8-Year-Old Boy Wins New York Chess Championship
“I want to be the youngest grandmaster,” Tanitoluwa Adewumi–a Nigerian refugee who goes by Tani– told The New York Times. Tanitoluwa placed first in the New York State Scholastic Championships tournament for kindergarten through third grade. “It’s unheard of for any kid, let alone one in a homeless shelter,” said Russell Makofsky, who oversees Manhattan’s P.S. 116 chess program, in a statement to USA TODAY.
Saying that Tanitoluwa hasn’t had an easy life would be an understatement. His family left northern Nigeria in 2017 fearing attacks on Christians and moved to New York City over a year ago, which is where the young boy learned how to play chess at school. He and his family currently live in a homeless shelter.
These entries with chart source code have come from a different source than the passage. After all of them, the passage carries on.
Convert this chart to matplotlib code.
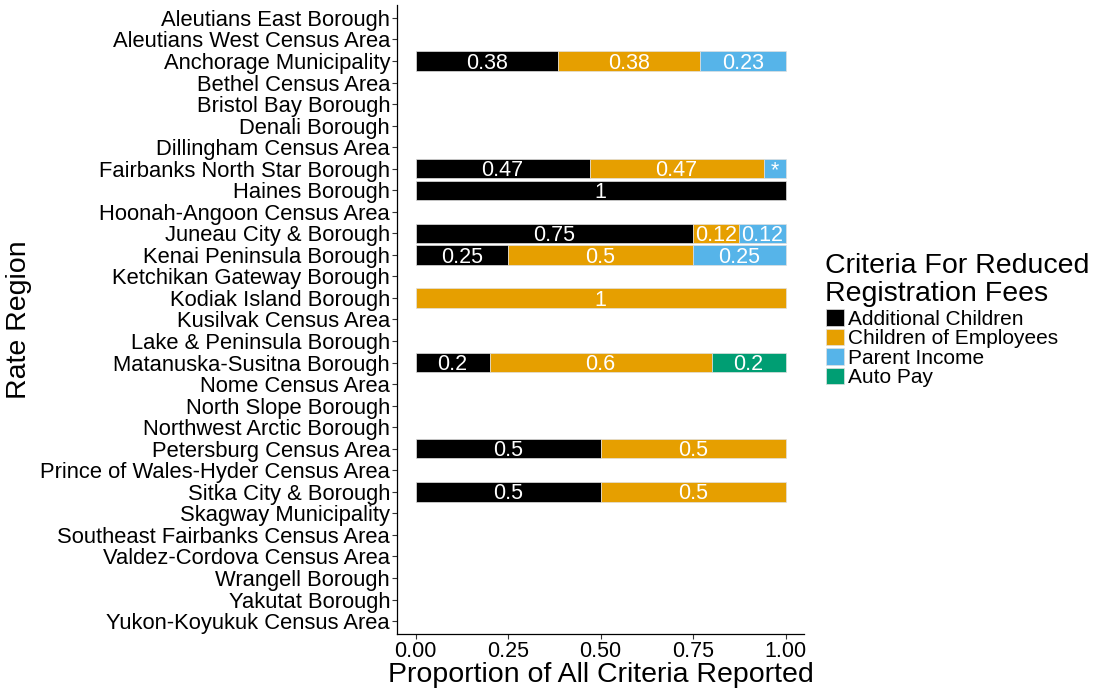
import matplotlib
matplotlib.use("Agg")
import matplotlib.pyplot as plt
from matplotlib.patches import Patch

plt.rcParams['font.family'] = ['Liberation Sans', 'DejaVu Sans']

regions = [
    "Aleutians East Borough", "Aleutians West Census Area", "Anchorage Municipality",
    "Bethel Census Area", "Bristol Bay Borough", "Denali Borough", "Dillingham Census Area",
    "Fairbanks North Star Borough", "Haines Borough", "Hoonah-Angoon Census Area",
    "Juneau City & Borough", "Kenai Peninsula Borough", "Ketchikan Gateway Borough",
    "Kodiak Island Borough", "Kusilvak Census Area", "Lake & Peninsula Borough",
    "Matanuska-Susitna Borough", "Nome Census Area", "North Slope Borough",
    "Northwest Arctic Borough", "Petersburg Census Area", "Prince of Wales-Hyder Census Area",
    "Sitka City & Borough", "Skagway Municipality", "Southeast Fairbanks Census Area",
    "Valdez-Cordova Census Area", "Wrangell Borough", "Yakutat Borough",
    "Yukon-Koyukuk Census Area",
]

criteria = ["Additional Children", "Children of Employees", "Parent Income", "Auto Pay"]
colors = ["#000000", "#E69F00", "#56B4E9", "#009E73"]
legend_title = "Criteria For Reduced\nRegistration Fees"

# proportion per region for each criterion (0 = none)
additional_children = {
    "Anchorage Municipality": 0.3846, "Fairbanks North Star Borough": 0.4706,
    "Haines Borough": 1.0, "Juneau City & Borough": 0.75, "Kenai Peninsula Borough": 0.25,
    "Matanuska-Susitna Borough": 0.2, "Petersburg Census Area": 0.5,
    "Sitka City & Borough": 0.5,
}
children_of_employees = {
    "Anchorage Municipality": 0.3846, "Fairbanks North Star Borough": 0.4706,
    "Juneau City & Borough": 0.125, "Kenai Peninsula Borough": 0.5,
    "Kodiak Island Borough": 1.0, "Matanuska-Susitna Borough": 0.6,
    "Petersburg Census Area": 0.5, "Sitka City & Borough": 0.5,
}
parent_income = {
    "Anchorage Municipality": 0.2308, "Fairbanks North Star Borough": 0.0588,
    "Juneau City & Borough": 0.125, "Kenai Peninsula Borough": 0.25,
}
auto_pay = {
    "Matanuska-Susitna Borough": 0.2,
}
series = [additional_children, children_of_employees, parent_income, auto_pay]

fig = plt.figure(figsize=(10.94, 6.88), dpi=100)
ax = fig.add_axes([397 / 1094, 1 - 634 / 688, (804 - 397) / 1094, (634 - 5) / 688])

ypos = list(range(len(regions)))
left = [0.0] * len(regions)

def fmt(v):
    if v < 0.1:
        return "*"
    return f"{round(v, 2):g}"

for s, c in zip(series, colors):
    vals = [s.get(r, 0.0) for r in regions]
    idx = [i for i, v in enumerate(vals) if v > 0]
    ax.barh([ypos[i] for i in idx], [vals[i] for i in idx], left=[left[i] for i in idx],
            height=0.9, color=c, edgecolor="#e0e0e0", linewidth=0.5)
    for i in idx:
        v = vals[i]
        ax.text(left[i] + v / 2, ypos[i] + 0.1, fmt(v), color="white",
                ha="center", va="center", fontsize=15.5)
    left = [l + v for l, v in zip(left, vals)]

ax.set_ylim(len(regions) - 0.4, -0.6)
ax.set_xlim(-0.05, 1.05)
ax.set_yticks(ypos)
ax.set_yticklabels(regions, fontsize=15.8)
ax.set_xticks([0, 0.25, 0.5, 0.75, 1.0])
ax.set_xticklabels(["0.00", "0.25", "0.50", "0.75", "1.00"], fontsize=15.5)
ax.tick_params(axis="both", length=3.5, width=0.8, color="#333333", pad=1.5)
for sp in ["top", "right"]:
    ax.spines[sp].set_visible(False)
for sp in ["left", "bottom"]:
    ax.spines[sp].set_linewidth(0.9)
ax.set_xlabel("Proportion of All Criteria Reported", fontsize=20.5, labelpad=0)
ax.set_ylabel("Rate Region", fontsize=20.5, labelpad=6)

fig.text(825 / 1094, 1 - 253 / 688, legend_title, fontsize=20.5, ha="left", va="top",
         linespacing=1.08)
handles = [Patch(facecolor=c, edgecolor="#e0e0e0", linewidth=0.5) for c in colors]
leg = fig.legend(handles, criteria, loc="upper left", bbox_to_anchor=(822 / 1094, 1 - 305 / 688),
                 fontsize=15, frameon=False, handlelength=0.85, handleheight=0.85,
                 handletextpad=0.2, labelspacing=0.0, borderaxespad=0, borderpad=0.2)

fig.savefig("out.png", dpi=100)
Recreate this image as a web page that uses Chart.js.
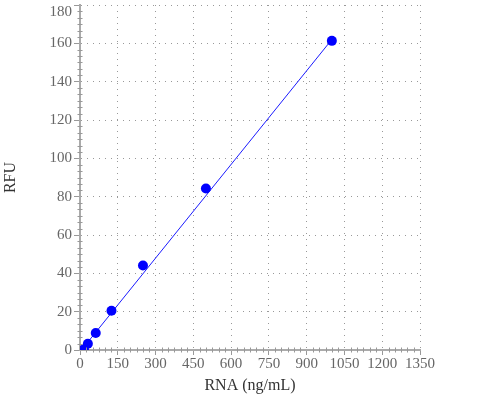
<!DOCTYPE html>
<html>
<head>
<meta charset="utf-8">
<script src="https://cdn.jsdelivr.net/npm/chart.js@4.4.1/dist/chart.umd.min.js"></script>
<style>
  html, body { margin: 0; padding: 0; background: #fff; }
  #wrap { width: 500px; height: 400px; position: relative; }
</style>
</head>
<body>
<div id="wrap"><canvas id="c"></canvas></div>
<script>
// Data
const rnaConc = [15.625, 31.25, 62.5, 125, 250, 500, 1000];
const rfuValues = [0.4, 3.3, 8.9, 20.5, 44.1, 84.3, 161.3];
// Fitted line endpoints
const fitX = [15.625, 1000];
const fitY = [1.6, 162.0];
// Axes
const xMin = 0, xMax = 1350, xStep = 150, xMinorStep = 25;
const yMin = 0, yMax = 180, yStep = 20, yMinorStep = 20 / 6;
const xTitle = 'RNA (ng/mL)';
const yTitle = 'RFU';

const serif = "Liberation Serif";
Chart.defaults.font.family = serif;

const minorTicks = {
  id: 'minorTicks',
  afterDraw(chart) {
    const ctx = chart.ctx;
    const xs = chart.scales.x, ys = chart.scales.y;
    ctx.save();
    ctx.strokeStyle = '#999';
    ctx.lineWidth = 1;
    ctx.beginPath();
    const yAxisPix = ys.getPixelForValue(yMin);
    for (let v = xMin; v <= xMax + 1e-6; v += xMinorStep) {
      if (Math.abs(v / xStep - Math.round(v / xStep)) < 1e-6) continue;
      const px = Math.round(xs.getPixelForValue(v)) + 0.5;
      ctx.moveTo(px, yAxisPix - 2.5);
      ctx.lineTo(px, yAxisPix + 2.5);
    }
    const xAxisPix = xs.getPixelForValue(xMin);
    for (let i = 1; yMin + i * yMinorStep <= yMax + 1e-6; i++) {
      if (i % 6 === 0) continue;
      const v = yMin + i * yMinorStep;
      const py = Math.round(ys.getPixelForValue(v)) + 0.5;
      ctx.moveTo(xAxisPix - 2.5, py);
      ctx.lineTo(xAxisPix + 2.5, py);
    }
    ctx.stroke();
    ctx.restore();
  }
};

new Chart(document.getElementById('c'), {
  type: 'scatter',
  data: {
    datasets: [
      {
        label: 'fit',
        data: fitX.map((x, i) => ({ x: x, y: fitY[i] })),
        showLine: true,
        borderColor: '#1a1aff',
        borderWidth: 1,
        pointRadius: 0,
        order: 2
      },
      {
        label: 'RFU',
        data: rnaConc.map((x, i) => ({ x: x, y: rfuValues[i] })),
        showLine: false,
        backgroundColor: '#0000ff',
        borderColor: '#0000ff',
        pointRadius: 5,
        pointBorderWidth: 0,
        order: 1
      }
    ]
  },
  options: {
    responsive: true,
    maintainAspectRatio: false,
    animation: false,
    layout: { padding: { left: 0, right: 80, top: 0, bottom: 0 } },
    plugins: { legend: { display: false }, tooltip: { enabled: false } },
    scales: {
      x: {
        type: 'linear',
        min: xMin, max: xMax,
        ticks: {
          stepSize: xStep,
          color: '#666',
          font: { family: serif, size: 15 },
          padding: 0,
          maxRotation: 0,
          autoSkip: false,
          callback: (v) => String(v)
        },
        grid: { color: '#999', lineWidth: 1, tickColor: '#999', tickLength: 5 },
        border: { display: true, color: '#aaa', width: 2, dash: [1, 5] },
        title: {
          display: true, text: xTitle, color: '#333',
          font: { family: serif, size: 16 },
          padding: { top: 0, bottom: 5 }
        },
        afterFit(scale) { scale.height = 50; }
      },
      y: {
        type: 'linear',
        min: yMin, max: yMax,
        ticks: {
          stepSize: yStep,
          color: '#666',
          font: (c) => (c.tick && c.tick.value === yMax)
            ? { family: serif, size: 15, lineHeight: 1.0 }
            : { family: serif, size: 15 },
          padding: 2,
          autoSkip: false,
          callback: (v) => v === yMax ? ['', String(v)] : String(v)
        },
        grid: { color: '#999', lineWidth: 1, tickColor: '#999', tickLength: 6 },
        border: { display: true, color: '#aaa', width: 2, dash: [1, 5] },
        title: {
          display: true, text: yTitle, color: '#333',
          font: { family: serif, size: 16 },
          padding: { top: 1.5, bottom: 10 }
        },
        afterFit(scale) { scale.width = 80; scale.paddingTop = 0; }
      }
    }
  },
  plugins: [minorTicks]
});
</script>
</body>
</html>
School chess coach Shawn Martinez saw Tanitoluwa’s potential after observing him excel in the game a few weeks after first learning it early last year. He ended up reaching out to Tanitoluwa’s family about joining the school’s chess program, and learned they were unable to pay costs associated with membership. Makofsky decided to waive his fees, which can easily exceed thousands with things like travel and chess camp admissions.
A fellow student gifted Tanitoluwa a chess clock, Tani’s mother took him to free regular three-hour practice sessions in Harlem, and his dad lets him use a laptop to play chess online–so it’s safe to say this child’s dedication to the game is all the way real. Russel Makofsky also started a GoFundMe campaign to help Tanitoluwa’s family prepare for his chess-related competitions, which reached over $100,000 in donations.
Seven trophies later, 89-year-old Tanitoluwa Adewumi is one of the top players in the country for his age group.